1905—1907 гг. могли стать определяющими в развитии России в XX веке. Революционные события дали толчок и политической и экономической эволюции существовавшего режима. Ресурсы монархии оказались достаточно прочными, чтобы выстоять перед натиском локальных вооруженных выступлений и террора. Эти ресурсы включали в себя как наличие верных режиму силовых структур, сохранение традиций доверия и послушания значительной части населения, так и способность к самореформированию. Но если первые два компонента рассматривались (и достаточно самонадеянно) как абсолютные и неизменные, то самореформирование проявлялось лишь в качестве вынужденного процесса. Действительно, осознанных целей самореформирования большинство правящей элиты (за редким исключением вроде П. А. Столыпина) не имело. Задачи политической и экономической модернизации не воспринимались как осознанная необходимость.
В общественных кругах, различных политических течениях реформистские акции царя и правительства воспринимались как вынужденные, вырванные. Отсюда и двоякий итог событий 1905— /907 гг.: с одной стороны, власть одержала на этом этапе безусловную победу, с другой — база для оппозиционных и радикальных настроений не сузилась. Эти настроения оказались загнаны вглубь, но отнюдь не исчезли. Подспудно они охватывали все большее число людей и при определенных условиях могли вырваться наружу.
Требовались время, осознанный план реформ, привлечение к сотрудничеству умеренной, лояльной оппозиции для проведения модернизации. Не случайно Столыпин просил, требовал «двадцать лет покоя», чтобы преобразовать Россию.
Но модернизация могла быть осуществлена лишь при разрешении целого ряда коренных проблем, которые ярко проявились в 1905—/907 гг.
Во-первых, это проведение сбалансированной внешней политики, позволяющей не ввязываться в военные авантюры, становящиеся «ускорителями революций». Во-вторых, постепенное расширение гражданских свобод, приучение самой властью к разумному пользованию этими свободами. В-третьих, экономическая реформация, направленная на сочетание индустриального роста с формированием либерально-рыночных экономических структур во всех сферах хозяйства. Это позволило бы при сохранении ресурсов государственного управления сформировать широкие и влиятельные группы независимых собственников (крупных, средних и мелких), которые бы стали гарантом политической стабильности. В-четвертых, осуществление такой национальной политики, которая бы не позволила национал-радикалам поднять националистическую волну. И, наконец, в-пятых,— формирование институтов и правовых норм хотя бы умеренной социальной защиты.
Но времени, необходимого для решения этих задач, России отпущено не было.
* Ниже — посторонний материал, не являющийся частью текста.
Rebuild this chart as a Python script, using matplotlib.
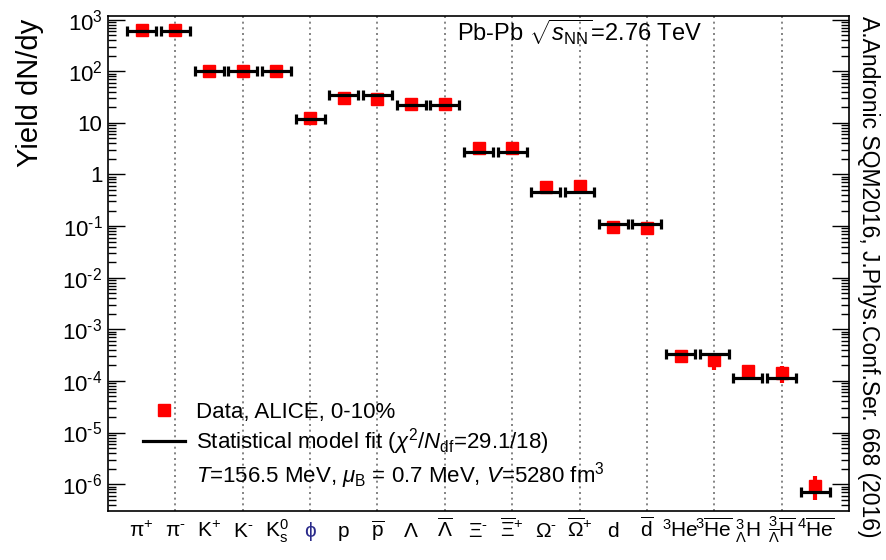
import numpy as np
import matplotlib
matplotlib.use('Agg')
import matplotlib.pyplot as plt
from matplotlib.lines import Line2D

plt.rcParams['font.family'] = ['Liberation Sans', 'DejaVu Sans']
plt.rcParams['mathtext.fontset'] = 'custom'
plt.rcParams['mathtext.rm'] = 'Liberation Sans'
plt.rcParams['mathtext.it'] = 'Liberation Sans:italic'
plt.rcParams['mathtext.bf'] = 'Liberation Sans:bold'

# particulas
labels = [r'$\mathrm{\pi}^{+}$', r'$\mathrm{\pi}^{\text{-}}$', r'$\mathrm{K}^{+}$', r'$\mathrm{K}^{\text{-}}$',
          r'$\mathrm{K}^{0}_{\mathrm{s}}$', r'$\mathrm{\phi}$', r'$\mathrm{p}$', r'$\overline{\mathrm{p}}$',
          r'$\mathrm{\Lambda}$', r'$\overline{\mathrm{\Lambda}}$', r'$\mathrm{\Xi}^{\text{-}}$',
          r'$\overline{\mathrm{\Xi}}^{+}$', r'$\mathrm{\Omega}^{\text{-}}$', r'$\overline{\mathrm{\Omega}}^{+}$',
          r'$\mathrm{d}$', r'$\overline{\mathrm{d}}$', r'$^{3}\mathrm{He}$', r'$^{3}\overline{\mathrm{He}}$',
          r'$^{3}_{\mathrm{\Lambda}}\mathrm{H}$', r'$^{3}_{\overline{\mathrm{\Lambda}}}\overline{\mathrm{H}}$',
          r'$^{4}\overline{\mathrm{He}}$']

# datos ALICE 0-10%
data = [640, 640, 100, 100, 100, 12.6, 30.3, 28.9, 22.9, 22.9, 3.28, 3.24, 0.57, 0.61,
        0.096, 0.093, 2.99e-4, 2.57e-4, 1.53e-4, 1.42e-4, 9.3e-7]
data_lo = [640, 640, 100, 100, 100, 12.6, 30.3, 28.9, 22.9, 22.9, 3.28, 3.24, 0.57, 0.61,
           0.096, 0.085, 2.3e-4, 1.65e-4, 1.05e-4, 9.06e-5, 5.0e-7]
data_hi = [640, 640, 100, 100, 100, 12.6, 30.3, 28.9, 22.9, 22.9, 3.28, 3.24, 0.57, 0.61,
           0.096, 0.100, 3.93e-4, 3.46e-4, 2.02e-4, 1.91e-4, 1.46e-6]

# ajuste modelo estadistico
model = [593, 593, 100, 100, 100, 11.9, 35.2, 35.2, 22.1, 22.1, 2.77, 2.77, 0.465, 0.465,
         0.110, 0.110, 3.37e-4, 3.37e-4, 1.14e-4, 1.14e-4, 6.9e-7]

ytick_labels = [r'$10^{3}$', r'$10^{2}$', '10', '1', r'$10^{\text{-}1}$', r'$10^{\text{-}2}$',
                r'$10^{\text{-}3}$', r'$10^{\text{-}4}$', r'$10^{\text{-}5}$', r'$10^{\text{-}6}$']

x = np.arange(len(labels))
data = np.array(data)
yerr = [data - np.array(data_lo), np.array(data_hi) - data]

fig = plt.figure(figsize=(8.87, 5.6), dpi=100)
ax = fig.add_axes([108 / 887, 1 - 511 / 560, 741 / 887, 495 / 560])

for xi in x[1::2][:10]:
    ax.axvline(xi, color='#707070', linestyle=(0, (1.2, 2.2)), linewidth=1.2, zorder=1)

ax.errorbar(x, data, yerr=yerr, fmt='s', color='red', markersize=8.5, elinewidth=3,
            capsize=0, zorder=2)
ax.errorbar(x, model, xerr=0.43, fmt='none', ecolor='black', elinewidth=2.3,
            capsize=3.5, capthick=2.3, zorder=3)

ax.set_yscale('log')
ax.set_ylim(10 ** -6.52, 10 ** 3.07)
ax.set_xlim(-1, 21)

ax.set_yticks([1e3, 1e2, 10, 1, 1e-1, 1e-2, 1e-3, 1e-4, 1e-5, 1e-6])
ax.set_yticklabels(ytick_labels, fontsize=16)
ax.yaxis.set_minor_locator(matplotlib.ticker.LogLocator(base=10, subs=np.arange(2, 10), numticks=20))
ax.yaxis.set_minor_formatter(matplotlib.ticker.NullFormatter())
ax.tick_params(axis='y', which='major', direction='in', length=12, width=1, right=True, pad=4)
ax.tick_params(axis='y', which='minor', direction='in', length=6, width=1, right=True)

ax.set_xticks(x)
ax.set_xticks(x[1::2][:10], minor=True)
ax.tick_params(axis='x', which='major', length=0, pad=18.7)
ax.tick_params(axis='x', which='minor', direction='in', length=5, width=1, top=False)
ax.set_xticklabels(labels, fontsize=15, va='baseline')
ax.get_xticklabels()[5].set_color('#2a2a8a')

for s in ax.spines.values():
    s.set_linewidth(1.2)

h1 = Line2D([], [], marker='s', color='red', linestyle='none', markersize=8.5)
h2 = Line2D([], [], color='black', linewidth=2.3)
h3 = Line2D([], [], color='none')
ax.legend([h1, h2, h3],
          ['Data, ALICE, 0-10%',
           r'Statistical model fit ($\chi^{2}/N_{\mathrm{df}}$=29.1/18)',
           r'$T$=156.5 MeV, $\mu_{\mathrm{B}}$ = 0.7 MeV, $V$=5280 fm$^{3}$'],
          loc='upper left', bbox_to_anchor=(0.047, 0.221), frameon=False, fontsize=16,
          handlelength=1.9, handletextpad=0.5, borderpad=0, borderaxespad=0, labelspacing=0.15)

ax.text(0.637, 0.968, r'Pb-Pb $\sqrt{s_{\mathrm{NN}}}$=2.76 TeV', transform=ax.transAxes,
        ha='center', va='center', fontsize=17)

fig.text(30 / 887, 1 - 93 / 560, 'Yield dN/dy', rotation=90, ha='center', va='center', fontsize=21)
fig.text(869 / 887, 1 - 277 / 560, 'A.Andronic SQM2016, J.Phys.Conf.Ser. 668 (2016)',
         rotation=-90, ha='center', va='center', fontsize=16.5)

fig.savefig('out.png', dpi=100)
Не только отсутствие их осознания правящей элитой, но и политическая тактика всех оттенков оппозиции не позволили этого сделать. Крайние радикалы,
такие, как Ульянов-Ленин, утверждали необходимость решительнее «браться за оружие». И даже умеренные либеральные оппозиционеры фактически выдвигали лозунг «враг не слева», считая, что лево-радикальная опасность миновала, и главной задачей становится борьба с правительством, пусть даже и думскими методами.
И власть, и умеренная оппозиция переоценивали свое влияние на народные массы — прежде всего на крестьянство. Они не замечали, что в событиях 1905—1907 гг. явно проявлялись элементы типичной для России крестьянской войны с чертами «бессмысленного и беспощадного бунта», от которого упреждал еще Пушкин.
По в целом та думская монархия, которая сложилась к июню 1907 г., давала шанс на спокойное, эволюционное развитие страны. Этот шанс использован не был.